JOB:
Copy out each line exactly; pictures stay out of the copy.

- - - -

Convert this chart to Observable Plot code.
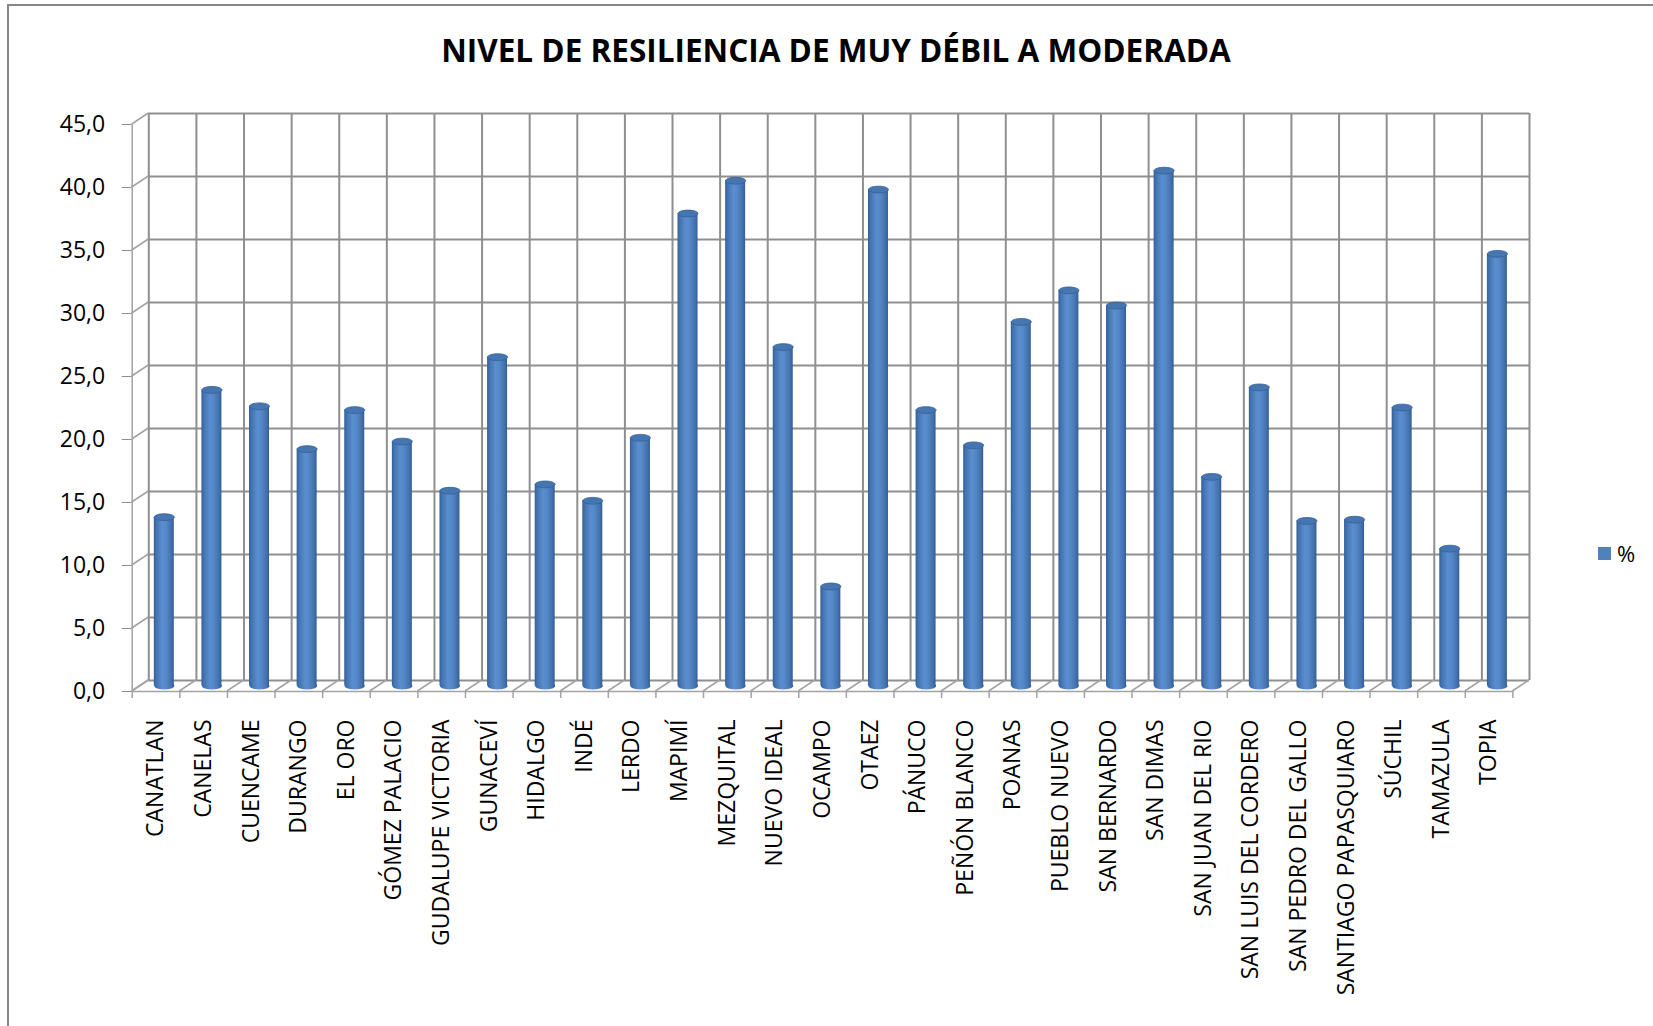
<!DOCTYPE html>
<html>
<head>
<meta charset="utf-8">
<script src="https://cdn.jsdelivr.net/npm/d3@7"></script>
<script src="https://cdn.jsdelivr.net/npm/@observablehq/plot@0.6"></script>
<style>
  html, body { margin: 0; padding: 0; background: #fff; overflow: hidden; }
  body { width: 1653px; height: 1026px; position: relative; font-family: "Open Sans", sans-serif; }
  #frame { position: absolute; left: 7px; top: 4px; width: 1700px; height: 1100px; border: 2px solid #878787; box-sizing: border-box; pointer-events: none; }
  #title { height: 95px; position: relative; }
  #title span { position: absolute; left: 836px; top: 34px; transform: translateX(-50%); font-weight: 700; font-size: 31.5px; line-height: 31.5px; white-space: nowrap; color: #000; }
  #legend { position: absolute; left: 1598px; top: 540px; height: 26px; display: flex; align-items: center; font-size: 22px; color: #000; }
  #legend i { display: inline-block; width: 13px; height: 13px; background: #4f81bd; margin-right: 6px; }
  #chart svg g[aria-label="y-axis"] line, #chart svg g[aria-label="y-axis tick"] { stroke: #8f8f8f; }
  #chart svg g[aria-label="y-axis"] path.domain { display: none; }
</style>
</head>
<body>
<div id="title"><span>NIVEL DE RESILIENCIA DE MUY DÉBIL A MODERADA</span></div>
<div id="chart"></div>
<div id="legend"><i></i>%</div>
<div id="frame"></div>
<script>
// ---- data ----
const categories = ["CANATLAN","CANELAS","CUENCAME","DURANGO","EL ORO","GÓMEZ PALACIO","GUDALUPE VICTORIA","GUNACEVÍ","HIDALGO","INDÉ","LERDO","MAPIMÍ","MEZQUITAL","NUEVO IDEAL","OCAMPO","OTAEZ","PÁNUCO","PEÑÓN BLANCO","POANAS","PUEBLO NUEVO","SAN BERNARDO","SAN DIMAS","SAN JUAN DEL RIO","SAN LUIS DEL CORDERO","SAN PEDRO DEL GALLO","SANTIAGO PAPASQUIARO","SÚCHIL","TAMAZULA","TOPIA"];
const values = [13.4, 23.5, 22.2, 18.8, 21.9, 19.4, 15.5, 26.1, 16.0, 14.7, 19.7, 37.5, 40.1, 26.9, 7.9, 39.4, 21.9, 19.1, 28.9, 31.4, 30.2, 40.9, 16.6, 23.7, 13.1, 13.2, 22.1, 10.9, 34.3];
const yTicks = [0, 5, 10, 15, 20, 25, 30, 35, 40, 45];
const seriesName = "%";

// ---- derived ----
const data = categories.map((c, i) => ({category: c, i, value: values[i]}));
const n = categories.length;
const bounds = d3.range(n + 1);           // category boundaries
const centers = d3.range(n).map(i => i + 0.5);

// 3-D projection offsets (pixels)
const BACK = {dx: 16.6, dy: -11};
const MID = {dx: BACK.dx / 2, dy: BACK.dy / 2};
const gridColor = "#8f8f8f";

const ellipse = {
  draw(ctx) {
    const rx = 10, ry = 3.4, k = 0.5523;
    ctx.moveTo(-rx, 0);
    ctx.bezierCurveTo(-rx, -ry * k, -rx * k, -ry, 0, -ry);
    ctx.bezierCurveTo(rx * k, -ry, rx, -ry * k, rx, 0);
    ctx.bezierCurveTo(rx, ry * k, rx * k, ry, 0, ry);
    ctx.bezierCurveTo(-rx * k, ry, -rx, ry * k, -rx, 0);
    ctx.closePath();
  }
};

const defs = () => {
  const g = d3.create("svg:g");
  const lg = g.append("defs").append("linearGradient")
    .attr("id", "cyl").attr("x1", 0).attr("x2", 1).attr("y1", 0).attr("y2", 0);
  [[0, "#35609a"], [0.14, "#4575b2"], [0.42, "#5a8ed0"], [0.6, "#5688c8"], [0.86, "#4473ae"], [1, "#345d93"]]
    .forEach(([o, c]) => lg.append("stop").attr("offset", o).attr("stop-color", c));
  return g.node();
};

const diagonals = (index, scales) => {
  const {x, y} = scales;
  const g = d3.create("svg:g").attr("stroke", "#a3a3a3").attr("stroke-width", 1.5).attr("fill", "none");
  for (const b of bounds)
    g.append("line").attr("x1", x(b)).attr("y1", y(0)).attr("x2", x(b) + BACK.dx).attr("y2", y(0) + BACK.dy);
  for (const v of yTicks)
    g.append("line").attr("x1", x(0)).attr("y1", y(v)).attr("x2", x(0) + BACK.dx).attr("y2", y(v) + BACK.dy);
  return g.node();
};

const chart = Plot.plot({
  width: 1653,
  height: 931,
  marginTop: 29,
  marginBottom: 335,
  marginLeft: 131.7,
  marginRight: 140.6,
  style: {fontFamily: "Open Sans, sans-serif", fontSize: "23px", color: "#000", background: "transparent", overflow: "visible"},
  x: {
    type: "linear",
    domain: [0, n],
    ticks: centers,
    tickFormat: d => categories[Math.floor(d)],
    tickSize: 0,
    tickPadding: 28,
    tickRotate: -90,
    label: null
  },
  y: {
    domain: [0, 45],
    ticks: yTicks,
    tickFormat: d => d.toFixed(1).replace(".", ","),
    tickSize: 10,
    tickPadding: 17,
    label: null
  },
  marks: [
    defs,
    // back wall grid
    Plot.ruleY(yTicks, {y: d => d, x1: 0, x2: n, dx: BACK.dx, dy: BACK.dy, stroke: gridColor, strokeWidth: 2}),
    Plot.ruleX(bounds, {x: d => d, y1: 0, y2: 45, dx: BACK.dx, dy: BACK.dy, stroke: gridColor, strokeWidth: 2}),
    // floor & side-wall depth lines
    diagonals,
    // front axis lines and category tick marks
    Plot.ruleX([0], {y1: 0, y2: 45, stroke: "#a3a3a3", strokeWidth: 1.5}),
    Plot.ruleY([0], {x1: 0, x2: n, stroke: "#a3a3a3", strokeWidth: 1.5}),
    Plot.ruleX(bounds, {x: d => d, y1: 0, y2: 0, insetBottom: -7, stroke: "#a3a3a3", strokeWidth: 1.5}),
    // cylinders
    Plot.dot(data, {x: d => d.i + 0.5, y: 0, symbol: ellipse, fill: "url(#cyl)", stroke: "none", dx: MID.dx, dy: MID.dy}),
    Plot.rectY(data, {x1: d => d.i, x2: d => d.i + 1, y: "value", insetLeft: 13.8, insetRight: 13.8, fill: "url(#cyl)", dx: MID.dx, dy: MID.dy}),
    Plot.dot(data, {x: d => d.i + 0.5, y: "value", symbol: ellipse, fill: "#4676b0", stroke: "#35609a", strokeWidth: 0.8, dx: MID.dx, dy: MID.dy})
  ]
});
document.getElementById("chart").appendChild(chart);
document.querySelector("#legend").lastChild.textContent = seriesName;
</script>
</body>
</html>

- - - -

COMPLETE RESPONSE:
Convert this chart to Observable Plot code.
<!DOCTYPE html>
<html>
<head>
<meta charset="utf-8">
<script src="https://cdn.jsdelivr.net/npm/d3@7"></script>
<script src="https://cdn.jsdelivr.net/npm/@observablehq/plot@0.6"></script>
<style>
  html, body { margin: 0; padding: 0; background: #fff; overflow: hidden; }
  body { width: 1653px; height: 1026px; position: relative; font-family: "Open Sans", sans-serif; }
  #frame { position: absolute; left: 7px; top: 4px; width: 1700px; height: 1100px; border: 2px solid #878787; box-sizing: border-box; pointer-events: none; }
  #title { height: 95px; position: relative; }
  #title span { position: absolute; left: 836px; top: 34px; transform: translateX(-50%); font-weight: 700; font-size: 31.5px; line-height: 31.5px; white-space: nowrap; color: #000; }
  #legend { position: absolute; left: 1598px; top: 540px; height: 26px; display: flex; align-items: center; font-size: 22px; color: #000; }
  #legend i { display: inline-block; width: 13px; height: 13px; background: #4f81bd; margin-right: 6px; }
  #chart svg g[aria-label="y-axis"] line, #chart svg g[aria-label="y-axis tick"] { stroke: #8f8f8f; }
  #chart svg g[aria-label="y-axis"] path.domain { display: none; }
</style>
</head>
<body>
<div id="title"><span>NIVEL DE RESILIENCIA DE MUY DÉBIL A MODERADA</span></div>
<div id="chart"></div>
<div id="legend"><i></i>%</div>
<div id="frame"></div>
<script>
// ---- data ----
const categories = ["CANATLAN","CANELAS","CUENCAME","DURANGO","EL ORO","GÓMEZ PALACIO","GUDALUPE VICTORIA","GUNACEVÍ","HIDALGO","INDÉ","LERDO","MAPIMÍ","MEZQUITAL","NUEVO IDEAL","OCAMPO","OTAEZ","PÁNUCO","PEÑÓN BLANCO","POANAS","PUEBLO NUEVO","SAN BERNARDO","SAN DIMAS","SAN JUAN DEL RIO","SAN LUIS DEL CORDERO","SAN PEDRO DEL GALLO","SANTIAGO PAPASQUIARO","SÚCHIL","TAMAZULA","TOPIA"];
const values = [13.4, 23.5, 22.2, 18.8, 21.9, 19.4, 15.5, 26.1, 16.0, 14.7, 19.7, 37.5, 40.1, 26.9, 7.9, 39.4, 21.9, 19.1, 28.9, 31.4, 30.2, 40.9, 16.6, 23.7, 13.1, 13.2, 22.1, 10.9, 34.3];
const yTicks = [0, 5, 10, 15, 20, 25, 30, 35, 40, 45];
const seriesName = "%";

// ---- derived ----
const data = categories.map((c, i) => ({category: c, i, value: values[i]}));
const n = categories.length;
const bounds = d3.range(n + 1);           // category boundaries
const centers = d3.range(n).map(i => i + 0.5);

// 3-D projection offsets (pixels)
const BACK = {dx: 16.6, dy: -11};
const MID = {dx: BACK.dx / 2, dy: BACK.dy / 2};
const gridColor = "#8f8f8f";

const ellipse = {
  draw(ctx) {
    const rx = 10, ry = 3.4, k = 0.5523;
    ctx.moveTo(-rx, 0);
    ctx.bezierCurveTo(-rx, -ry * k, -rx * k, -ry, 0, -ry);
    ctx.bezierCurveTo(rx * k, -ry, rx, -ry * k, rx, 0);
    ctx.bezierCurveTo(rx, ry * k, rx * k, ry, 0, ry);
    ctx.bezierCurveTo(-rx * k, ry, -rx, ry * k, -rx, 0);
    ctx.closePath();
  }
};

const defs = () => {
  const g = d3.create("svg:g");
  const lg = g.append("defs").append("linearGradient")
    .attr("id", "cyl").attr("x1", 0).attr("x2", 1).attr("y1", 0).attr("y2", 0);
  [[0, "#35609a"], [0.14, "#4575b2"], [0.42, "#5a8ed0"], [0.6, "#5688c8"], [0.86, "#4473ae"], [1, "#345d93"]]
    .forEach(([o, c]) => lg.append("stop").attr("offset", o).attr("stop-color", c));
  return g.node();
};

const diagonals = (index, scales) => {
  const {x, y} = scales;
  const g = d3.create("svg:g").attr("stroke", "#a3a3a3").attr("stroke-width", 1.5).attr("fill", "none");
  for (const b of bounds)
    g.append("line").attr("x1", x(b)).attr("y1", y(0)).attr("x2", x(b) + BACK.dx).attr("y2", y(0) + BACK.dy);
  for (const v of yTicks)
    g.append("line").attr("x1", x(0)).attr("y1", y(v)).attr("x2", x(0) + BACK.dx).attr("y2", y(v) + BACK.dy);
  return g.node();
};

const chart = Plot.plot({
  width: 1653,
  height: 931,
  marginTop: 29,
  marginBottom: 335,
  marginLeft: 131.7,
  marginRight: 140.6,
  style: {fontFamily: "Open Sans, sans-serif", fontSize: "23px", color: "#000", background: "transparent", overflow: "visible"},
  x: {
    type: "linear",
    domain: [0, n],
    ticks: centers,
    tickFormat: d => categories[Math.floor(d)],
    tickSize: 0,
    tickPadding: 28,
    tickRotate: -90,
    label: null
  },
  y: {
    domain: [0, 45],
    ticks: yTicks,
    tickFormat: d => d.toFixed(1).replace(".", ","),
    tickSize: 10,
    tickPadding: 17,
    label: null
  },
  marks: [
    defs,
    // back wall grid
    Plot.ruleY(yTicks, {y: d => d, x1: 0, x2: n, dx: BACK.dx, dy: BACK.dy, stroke: gridColor, strokeWidth: 2}),
    Plot.ruleX(bounds, {x: d => d, y1: 0, y2: 45, dx: BACK.dx, dy: BACK.dy, stroke: gridColor, strokeWidth: 2}),
    // floor & side-wall depth lines
    diagonals,
    // front axis lines and category tick marks
    Plot.ruleX([0], {y1: 0, y2: 45, stroke: "#a3a3a3", strokeWidth: 1.5}),
    Plot.ruleY([0], {x1: 0, x2: n, stroke: "#a3a3a3", strokeWidth: 1.5}),
    Plot.ruleX(bounds, {x: d => d, y1: 0, y2: 0, insetBottom: -7, stroke: "#a3a3a3", strokeWidth: 1.5}),
    // cylinders
    Plot.dot(data, {x: d => d.i + 0.5, y: 0, symbol: ellipse, fill: "url(#cyl)", stroke: "none", dx: MID.dx, dy: MID.dy}),
    Plot.rectY(data, {x1: d => d.i, x2: d => d.i + 1, y: "value", insetLeft: 13.8, insetRight: 13.8, fill: "url(#cyl)", dx: MID.dx, dy: MID.dy}),
    Plot.dot(data, {x: d => d.i + 0.5, y: "value", symbol: ellipse, fill: "#4676b0", stroke: "#35609a", strokeWidth: 0.8, dx: MID.dx, dy: MID.dy})
  ]
});
document.getElementById("chart").appendChild(chart);
document.querySelector("#legend").lastChild.textContent = seriesName;
</script>
</body>
</html>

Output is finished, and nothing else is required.